Une belle sélection de
trois fromages de saison (dont un Tamier), vache, chèvre, brebis du MOF Didier
Lassagne à la fromagerie La Tête d’Or.
Arrive le premier
dessert qui m’a vraiment beaucoup plus ; la poire william à l’hibiscus,
biscuit aux fruits secs chaud, calisson d’Aix glacé. Visuellement très beau, la
poire bien parfumée est recouverte d’une sauce de couleur rouge créée avec ce
que l’on appelle aussi du karkadé qui est souvent trouvé comme boisson en
Egypte. Des fleurs d’hibiscus séché au goût légèrement entre citron et
canneberge. Le biscuit est dlécieux, réalisé entre autre avec de la pistache.

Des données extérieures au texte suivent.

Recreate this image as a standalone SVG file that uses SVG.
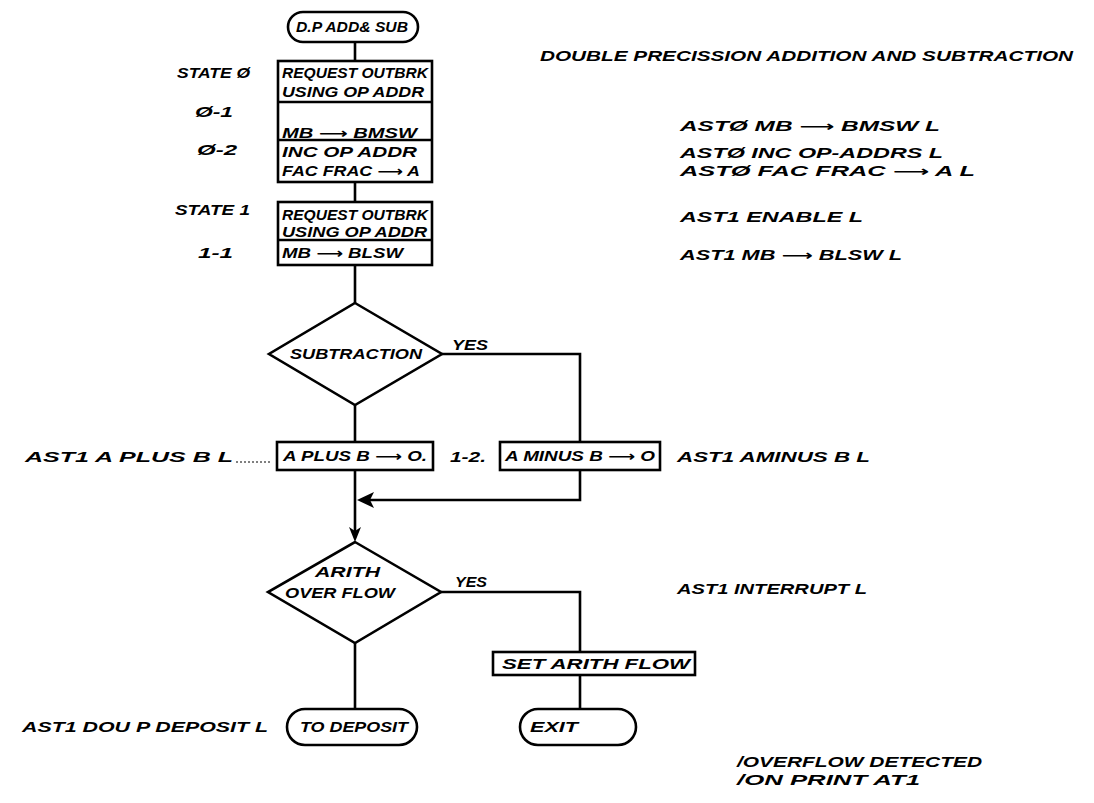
<svg xmlns="http://www.w3.org/2000/svg" width="1094" height="803" viewBox="0 0 1094 803">
<style>
.ln{fill:none;stroke:#000;stroke-width:2.6}
.bx{fill:#fff;stroke:#000;stroke-width:2.6}
.ah{fill:#000;stroke:none}
.t{font-family:"Liberation Sans","DejaVu Sans",sans-serif;font-style:italic;font-weight:bold;font-size:14px;fill:#000}
.dot{fill:none;stroke:#000;stroke-width:1;stroke-dasharray:2 2}
</style>
<rect width="1094" height="803" fill="#fff"/>
<g id="connectors">
<path class="ln" d="M355 42V61M355 182V202M355 265V303M442 354H580V442M355 405V442M355 470V535M580 470V500H370M355 643V709M441 592H580V652M580 675V709"/>
<polygon class="ah" points="357,500 374,492 370,500 374,508"/>
<polygon class="ah" points="355,542 349,527 355,531 361,527"/>
</g>
<g id="start"><rect class="bx" x="288" y="12" width="130" height="30" rx="15"/><text class="t" x="296" y="32" textLength="112" lengthAdjust="spacingAndGlyphs">D.P ADD&amp; SUB</text></g>
<g id="state0">
<rect class="bx" x="278" y="61" width="154" height="121"/>
<path class="ln" d="M278 102H432M278 140H432"/>
<text class="t" x="282" y="78" textLength="146" lengthAdjust="spacingAndGlyphs">REQUEST OUTBRK</text>
<text class="t" x="282" y="97" textLength="142" lengthAdjust="spacingAndGlyphs">USING OP ADDR</text>
<text class="t" x="282" y="138" textLength="135" lengthAdjust="spacingAndGlyphs">MB ⟶ BMSW</text>
<text class="t" x="282" y="157" textLength="135" lengthAdjust="spacingAndGlyphs">INC OP ADDR</text>
<text class="t" x="282" y="176" textLength="138" lengthAdjust="spacingAndGlyphs">FAC FRAC ⟶ A</text>
</g>
<g id="state1">
<rect class="bx" x="278" y="202" width="154" height="63"/>
<path class="ln" d="M278 240H432"/>
<text class="t" x="282" y="220" textLength="146" lengthAdjust="spacingAndGlyphs">REQUEST OUTBRK</text>
<text class="t" x="282" y="237" textLength="145" lengthAdjust="spacingAndGlyphs">USING OP ADDR</text>
<text class="t" x="282" y="258" textLength="121" lengthAdjust="spacingAndGlyphs">MB ⟶ BLSW</text>
</g>
<g id="labels-left">
<text class="t" x="177" y="78" textLength="73" lengthAdjust="spacingAndGlyphs">STATE Ø</text>
<text class="t" x="195" y="117" textLength="38" lengthAdjust="spacingAndGlyphs">Ø-1</text>
<text class="t" x="197" y="155" textLength="40" lengthAdjust="spacingAndGlyphs">Ø-2</text>
<text class="t" x="175" y="215" textLength="75" lengthAdjust="spacingAndGlyphs">STATE 1</text>
<text class="t" x="198" y="258" textLength="35" lengthAdjust="spacingAndGlyphs">1-1</text>
</g>
<g id="subtraction">
<polygon class="bx" points="355,303 442,354 355,405 269,354"/>
<text class="t" x="290" y="359" textLength="132" lengthAdjust="spacingAndGlyphs">SUBTRACTION</text>
<text class="t" x="452" y="350" textLength="36" lengthAdjust="spacingAndGlyphs">YES</text>
</g>
<g id="aplusb">
<rect class="bx" x="277" y="442" width="156" height="28"/>
<text class="t" x="283" y="461" textLength="144" lengthAdjust="spacingAndGlyphs">A PLUS B ⟶ O.</text>
<text class="t" x="450" y="462" textLength="36" lengthAdjust="spacingAndGlyphs">1-2.</text>
<text class="t" x="25" y="462" textLength="208" lengthAdjust="spacingAndGlyphs">AST1 A PLUS B  L</text>
<path class="dot" d="M236 462H270"/>
</g>
<g id="aminusb">
<rect class="bx" x="500" y="442" width="160" height="28"/>
<text class="t" x="505" y="461" textLength="150" lengthAdjust="spacingAndGlyphs">A MINUS B ⟶ O</text>
<text class="t" x="677" y="462" textLength="193" lengthAdjust="spacingAndGlyphs">AST1 AMINUS B  L</text>
</g>
<g id="overflow">
<polygon class="bx" points="355,542 441,592 355,643 268,592"/>
<text class="t" x="315" y="577" textLength="65" lengthAdjust="spacingAndGlyphs">ARITH</text>
<text class="t" x="285" y="598" textLength="110" lengthAdjust="spacingAndGlyphs">OVER FLOW</text>
<text class="t" x="455" y="587" textLength="32" lengthAdjust="spacingAndGlyphs">YES</text>
<text class="t" x="677" y="594" textLength="190" lengthAdjust="spacingAndGlyphs">AST1 INTERRUPT  L</text>
</g>
<g id="setflow">
<rect class="bx" x="493" y="652" width="202" height="23"/>
<text class="t" x="502" y="669" textLength="188" lengthAdjust="spacingAndGlyphs">SET ARITH FLOW</text>
</g>
<g id="todeposit">
<rect class="bx" x="287" y="709" width="130" height="36" rx="18"/>
<text class="t" x="300" y="732" textLength="108" lengthAdjust="spacingAndGlyphs">TO DEPOSIT</text>
<text class="t" x="22" y="732" textLength="246" lengthAdjust="spacingAndGlyphs">AST1 DOU P DEPOSIT  L</text>
</g>
<g id="exit">
<rect class="bx" x="520" y="709" width="116" height="36" rx="18"/>
<text class="t" x="530" y="732" textLength="48" lengthAdjust="spacingAndGlyphs">EXIT</text>
</g>
<g id="notes">
<text class="t" x="540" y="61" textLength="533" lengthAdjust="spacingAndGlyphs">DOUBLE PRECISSION ADDITION AND SUBTRACTION</text>
<text class="t" x="680" y="131" textLength="260" lengthAdjust="spacingAndGlyphs">ASTØ MB ⟶ BMSW L</text>
<text class="t" x="680" y="158" textLength="263" lengthAdjust="spacingAndGlyphs">ASTØ INC OP-ADDRS L</text>
<text class="t" x="680" y="176" textLength="295" lengthAdjust="spacingAndGlyphs">ASTØ FAC FRAC ⟶ A  L</text>
<text class="t" x="680" y="222" textLength="183" lengthAdjust="spacingAndGlyphs">AST1 ENABLE L</text>
<text class="t" x="680" y="260" textLength="222" lengthAdjust="spacingAndGlyphs">AST1 MB ⟶ BLSW L</text>
<text class="t" x="737" y="767" textLength="245" lengthAdjust="spacingAndGlyphs">/OVERFLOW DETECTED</text>
<text class="t" x="737" y="785" textLength="183" lengthAdjust="spacingAndGlyphs">/ON PRINT AT1</text>
</g>
</svg>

Il y a comme quelques inspirations moyen-orientales dans ce dessert qui est
complété par cette glace au calisson qui elle aussi possède le goût de fruits
secs puisque d’amandes. Un très beau dessert.
Nous terminerons par « le
dessert des gourmands »… Le riz au lait crémeux à la « mère française »,
caramel au beurre demi-sel. Situation amusante car une semaine plus tôt nous
avons eu le même dessert dans un autre établissement à Paris. Eh bien haut la
main celui-ci fut le vainqueur ! Premièrement la quantité est parfaite. Une
fin de repas ne nécessite pas d’avoir une grande quantité de riz.. En suite le riz n’est que peu sucré ce qui
est parfait car l’on évite l’écoeurement. Finalement la caramel chaud ici est
vraiment délcieux ; coulant, très parfumé et l’on peut le verser à
discrétion selon ses envies. « Le riz au lait » !
Quelques mignardises
pour terminer telles que des madeleines.
Avec ce repas un Saint-Joseph
Silice 1011 de Jérome Coursodon. Les Coursodon sont une référence en vallée du
rhône. Un flacon avec une belle complexité aromatique, un vin fin, élégant et
gras.
Si je devais faire un
reproche pour cette table, cela serait un peu le manque d’assurance du service
mais bon...nous ne sommes « pas encore » chez un étoilé.
Ce qui est
impressionnant chez Takao Takano ce sont
ces assaisonnements parfaits, ces goûts maitrisés, ces cuissons pointues. Il y
a fort à parier que ce Takao obtiendra dans le futur une étoile tant sa cuisine
est personnelle, ingénieuse et essentielle.